Tom gave her a miraculous medal, and she said her grandmother had worn one. “We tried to tell her how much God loves her and he’s always waiting for her to welcome her back,” said Tom’s wife, Noelle. “We told her to just go stop in the church, and I think she will.”

“I gave her a candle and said ‘Go say a prayer. You can pray for yourself, you know?'” Tom said.

Tom, who, as a salesman, is accustomed to hearing “No,” said he just tries “to look as friendly as I can and convey that I just really care about them, even though I’m a total stranger,” he added.

Fr. Joseph Gill, the assistant pastor of St. John’s, started the sidewalk ministry after hearing about a similar effort that had grown out of World Youth Day in Germany in 2005. It was called Night Fever. Fr. Gill decided to call his effort Night Vigil, as the name Night Fever was copyrighted.

Gathering with about 30 parishioners and friends in the basement of St. John’s for pizza on a late Saturday afternoon in early September, Fr. Gill explained how the evening would work. Some people would stay in the church upstairs, praying, while others—those who felt up to it—could go out on the streets. They would bring candles and rosaries to offer and simply let people know that the church was open and they could feel free to go in, light a candle, and pray in their own way, whether they were Catholic or not.

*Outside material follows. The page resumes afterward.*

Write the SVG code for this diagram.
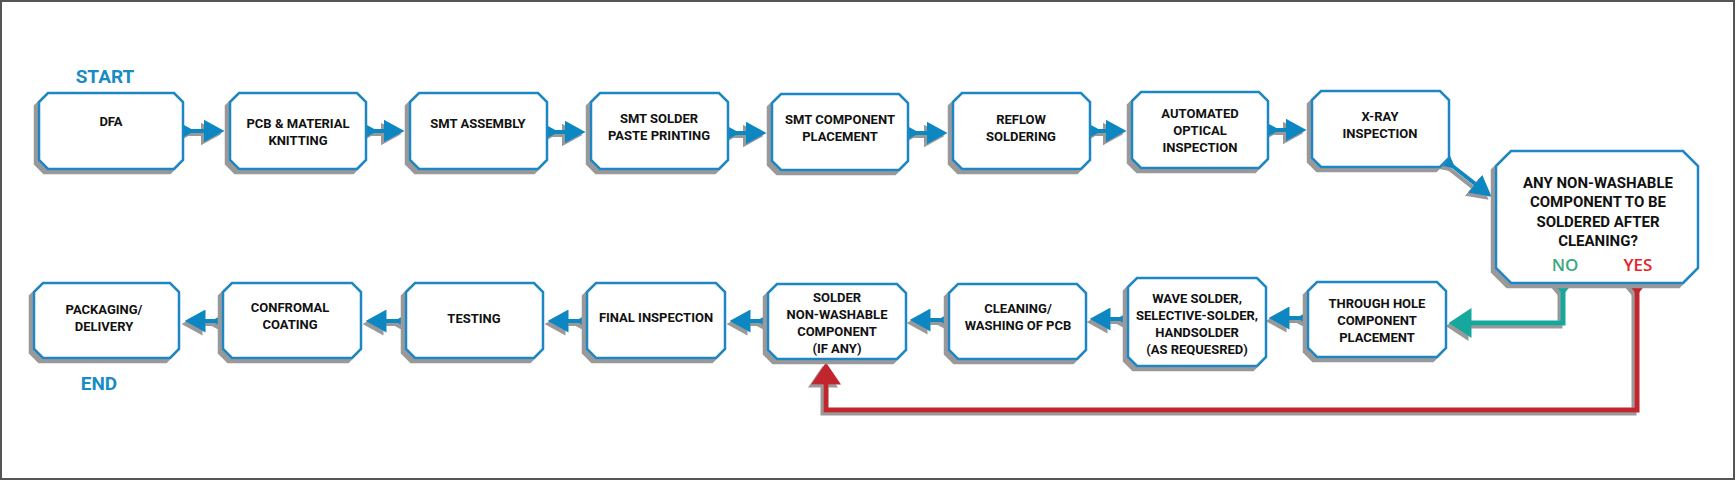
<svg xmlns="http://www.w3.org/2000/svg" width="1736" height="481" viewBox="0 0 1736 481">
<style>
.box{fill:#fff;stroke:#1a87c2;stroke-width:2.5;stroke-linejoin:miter}
.t{font-family:Roboto,"Liberation Sans",sans-serif;font-weight:700;font-size:13px;fill:#111;text-anchor:middle}
.td{font-size:15px}
.lbl{font-family:Roboto,"Liberation Sans",sans-serif;font-weight:700;font-size:19px;fill:#1a8cc4;text-anchor:middle}
.yn{font-family:"Open Sans","Liberation Sans",sans-serif;font-weight:600;font-size:17px;text-anchor:middle}
.blue{fill:none;stroke:#1187c1;stroke-width:4;marker-start:url(#tb);marker-end:url(#hb)}
</style>
<defs>
<filter id="sh" x="-10%" y="-10%" width="120%" height="130%">
<feDropShadow dx="-4" dy="4" stdDeviation="0.4" flood-color="#999" flood-opacity="1"/>
</filter>
<filter id="shc" x="-20%" y="-30%" width="140%" height="160%">
<feDropShadow dx="-3" dy="3" stdDeviation="0.4" flood-color="#999" flood-opacity="1"/>
</filter>
<marker id="hb" markerUnits="userSpaceOnUse" viewBox="0 0 21 23" markerWidth="21" markerHeight="23" refX="0.5" refY="11.5" orient="auto"><path d="M0,0 L21,11.5 L0,23Z" fill="#1187c1"/></marker>
<marker id="tb" markerUnits="userSpaceOnUse" viewBox="0 0 12 13" markerWidth="12" markerHeight="13" refX="0" refY="6.5" orient="auto"><path d="M0,0 L12,6.5 L0,13Z" fill="#1187c1"/></marker>
<marker id="ht" markerUnits="userSpaceOnUse" viewBox="0 0 23 30" markerWidth="23" markerHeight="30" refX="0.5" refY="15" orient="auto"><path d="M0,0 L23,15 L0,30Z" fill="#13a89c"/></marker>
<marker id="tt" markerUnits="userSpaceOnUse" viewBox="0 0 12 20" markerWidth="12" markerHeight="20" refX="0" refY="10" orient="auto"><path d="M0,0 L12,10 L0,20Z" fill="#13a89c"/></marker>
<marker id="hr" markerUnits="userSpaceOnUse" viewBox="0 0 22 30" markerWidth="22" markerHeight="30" refX="0.5" refY="15" orient="auto"><path d="M0,0 L22,15 L0,30Z" fill="#c1272d"/></marker>
<marker id="tr" markerUnits="userSpaceOnUse" viewBox="0 0 12 20" markerWidth="12" markerHeight="20" refX="0" refY="10" orient="auto"><path d="M0,0 L12,10 L0,20Z" fill="#c1272d"/></marker>
</defs>
<rect x="0" y="0" width="1736" height="481" fill="#fff"/>
<rect x="1" y="1" width="1733" height="478" fill="none" stroke="#555" stroke-width="2"/>

<text class="lbl" x="105" y="83">START</text>
<text class="lbl" x="99" y="390">END</text>

<g id="connectors" filter="url(#shc)">
<path class="blue" d="M183,131 H204"/>
<path class="blue" d="M366,131 H384"/>
<path class="blue" d="M547,132 H565"/>
<path class="blue" d="M728,133 H746"/>
<path class="blue" d="M908,133 H927"/>
<path class="blue" d="M1090,131 H1106"/>
<path class="blue" d="M1268,130 H1286"/>
<path class="blue" d="M1446,161 L1475.5,184.1"/>
<path fill="none" stroke="#13a89c" stroke-width="5" marker-start="url(#tt)" marker-end="url(#ht)" d="M1563,283 V323 H1471"/>
<path fill="none" stroke="#c1272d" stroke-width="5" marker-start="url(#tr)" marker-end="url(#hr)" d="M1637,283 V410 H826 V384"/>
<path class="blue" d="M1308,318 H1289"/>
<path class="blue" d="M1128,319 H1110"/>
<path class="blue" d="M949,320 H930"/>
<path class="blue" d="M768,321 H750"/>
<path class="blue" d="M587,321 H568"/>
<path class="blue" d="M406,321 H386"/>
<path class="blue" d="M223,321 H205"/>
</g>

<g id="n1" filter="url(#sh)"><polygon class="box" points="48,93 174,93 183,102 183,160 174,169 48,169 39,160 39,102"/></g>
<text class="t" x="111" y="126">DFA</text>
<g id="n2" filter="url(#sh)"><polygon class="box" points="239,93 357,93 366,102 366,160 357,169 239,169 230,160 230,102"/></g>
<text class="t" x="298" y="128">PCB &amp; MATERIAL</text><text class="t" x="298" y="145">KNITTING</text>
<g id="n3" filter="url(#sh)"><polygon class="box" points="419,93 538,93 547,102 547,160 538,169 419,169 410,160 410,102"/></g>
<text class="t" x="478" y="128">SMT ASSEMBLY</text>
<g id="n4" filter="url(#sh)"><polygon class="box" points="600,93 719,93 728,102 728,160 719,169 600,169 591,160 591,102"/></g>
<text class="t" x="659" y="123">SMT SOLDER</text><text class="t" x="659" y="140">PASTE PRINTING</text>
<g id="n5" filter="url(#sh)"><polygon class="box" points="781,94 899,94 908,103 908,161 899,170 781,170 772,161 772,103"/></g>
<text class="t" x="840" y="124">SMT COMPONENT</text><text class="t" x="840" y="141">PLACEMENT</text>
<g id="n6" filter="url(#sh)"><polygon class="box" points="962,93 1081,93 1090,102 1090,160 1081,169 962,169 953,160 953,102"/></g>
<text class="t" x="1021" y="124">REFLOW</text><text class="t" x="1021" y="141">SOLDERING</text>
<g id="n7" filter="url(#sh)"><polygon class="box" points="1141,92 1259,92 1268,101 1268,159 1259,168 1141,168 1132,159 1132,101"/></g>
<text class="t" x="1200" y="118">AUTOMATED</text><text class="t" x="1200" y="135">OPTICAL</text><text class="t" x="1200" y="152">INSPECTION</text>
<g id="n8" filter="url(#sh)"><polygon class="box" points="1321,91 1440,91 1449,100 1449,158 1440,167 1321,167 1312,158 1312,100"/></g>
<text class="t" x="1380" y="121">X-RAY</text><text class="t" x="1380" y="138">INSPECTION</text>

<g id="decision" filter="url(#sh)"><polygon class="box" points="1511,151 1683,151 1698,166 1698,268 1683,283 1511,283 1496,268 1496,166"/></g>
<text class="t td" x="1598" y="188">ANY NON-WASHABLE</text>
<text class="t td" x="1598" y="207">COMPONENT TO BE</text>
<text class="t td" x="1598" y="227">SOLDERED AFTER</text>
<text class="t td" x="1598" y="246">CLEANING?</text>
<text class="yn" x="1565" y="271" fill="#3ba982">NO</text>
<text class="yn" x="1638" y="271" fill="#e52329">YES</text>

<g id="n9" filter="url(#sh)"><polygon class="box" points="1317,282 1437,282 1446,291 1446,348 1437,357 1317,357 1308,348 1308,291"/></g>
<text class="t" x="1377" y="308">THROUGH HOLE</text><text class="t" x="1377" y="325">COMPONENT</text><text class="t" x="1377" y="342">PLACEMENT</text>
<g id="n10" filter="url(#sh)"><polygon class="box" points="1137,278 1257,278 1266,287 1266,357 1257,366 1137,366 1128,357 1128,287"/></g>
<text class="t" x="1197" y="303">WAVE SOLDER,</text><text class="t" x="1197" y="320">SELECTIVE-SOLDER,</text><text class="t" x="1197" y="337">HANDSOLDER</text><text class="t" x="1197" y="354">(AS REQUESRED)</text>
<g id="n11" filter="url(#sh)"><polygon class="box" points="958,284 1077,284 1086,293 1086,350 1077,359 958,359 949,350 949,293"/></g>
<text class="t" x="1018" y="313">CLEANING/</text><text class="t" x="1018" y="330">WASHING OF PCB</text>
<g id="n12" filter="url(#sh)"><polygon class="box" points="777,284 897,284 906,293 906,350 897,359 777,359 768,350 768,293"/></g>
<text class="t" x="837" y="302">SOLDER</text><text class="t" x="837" y="319">NON-WASHABLE</text><text class="t" x="837" y="336">COMPONENT</text><text class="t" x="837" y="353">(IF ANY)</text>
<g id="n13" filter="url(#sh)"><polygon class="box" points="596,283 716,283 725,292 725,349 716,358 596,358 587,349 587,292"/></g>
<text class="t" x="656" y="322">FINAL INSPECTION</text>
<g id="n14" filter="url(#sh)"><polygon class="box" points="415,283 534,283 543,292 543,349 534,358 415,358 406,349 406,292"/></g>
<text class="t" x="474" y="323">TESTING</text>
<g id="n15" filter="url(#sh)"><polygon class="box" points="232,283 352,283 361,292 361,349 352,358 232,358 223,349 223,292"/></g>
<text class="t" x="290" y="312">CONFROMAL</text><text class="t" x="290" y="329">COATING</text>
<g id="n16" filter="url(#sh)"><polygon class="box" points="43,283 170,283 179,292 179,349 170,358 43,358 34,349 34,292"/></g>
<text class="t" x="104" y="314">PACKAGING/</text><text class="t" x="104" y="331">DELIVERY</text>
</svg>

“I’ll be at the back of the church, for anyone who wants to go to confession or just talk,” he told participants.

This was the second time the parish was conducting Night Vigil. One attendee spoke about her experience the first time. “It’s scary” to approach people at first, she confessed. She tried to empathize with people who would be on the receiving end of her pitches. “I see a Jehovah’s Witness, and I don’t want to talk to them, so I can understand,” she said.

“Many people feel shy at first, but once you do it a few times it actually starts to feel gratifying,” Fr. Gill said in an interview later. “People usually don’t react in negative ways. They’re actually very appreciative that someone comes up to them offering to pray for them.”

In fact, sometimes people will surprise you. “There were a couple of brothers who saw our missionaries holding candles and came up to them. They said that it was the first anniversary of their mother’s death and they were just going to go home to light a candle,” Fr. Gill related. “They asked for one of the candles and asked if they could light it in church.”

“John,” the street evangelist they had approached, related that one of the men told him he couldn’t believe he had met them, because it happened to be the first anniversary of his mother’s death. “So now I’m gong to go to church,” he said. “I haven’t been to church in so long.”

Meanwhile, Maria Vaszquez, a native of Spain, said that while she was evangelizing, she ran into a family who had recently come to the U.S. from Guatemala.

“They only spoke Spanish,” she said. “I asked them if they had any necessity or need, and they just opened up. … They didn’t know where the Catholic churches were. I was able to tell them where there are Spanish Masses.”

Melanie Szlucha, a lay member of the Order of Preachers (Dominicans), who has been interested in apologetics work for some time, said the one-on-one evangelizing is “a little intimidating at first. It’s almost like standing at the edge of a pool.” It’s a matter of “finding your niche of how to do what feels comfortable for you and what’s effective, improving and working whatever’s happening in the moment.”

But it’s rewarding when she knows when “people see what the inside of the church is like [and] letting people know they can just sit in there and be quiet and just think,” Szlucha. “Too many times in life we don’t have quiet time, just to think about what’s going on in our life and ask God for help and just start that dialogue.”

Noelle, Tom’s wife, who has similar experience from being a pro-life sidewalk counselor outside abortion clinics, knows that a lot of people are quietly experiencing personal suffering. “When they have a lot of pain, I think they just want anyone to encounter them,” she said. “So the fact that somebody is making eye contact and listening, it’s probably something they don’t experience a whole lot.”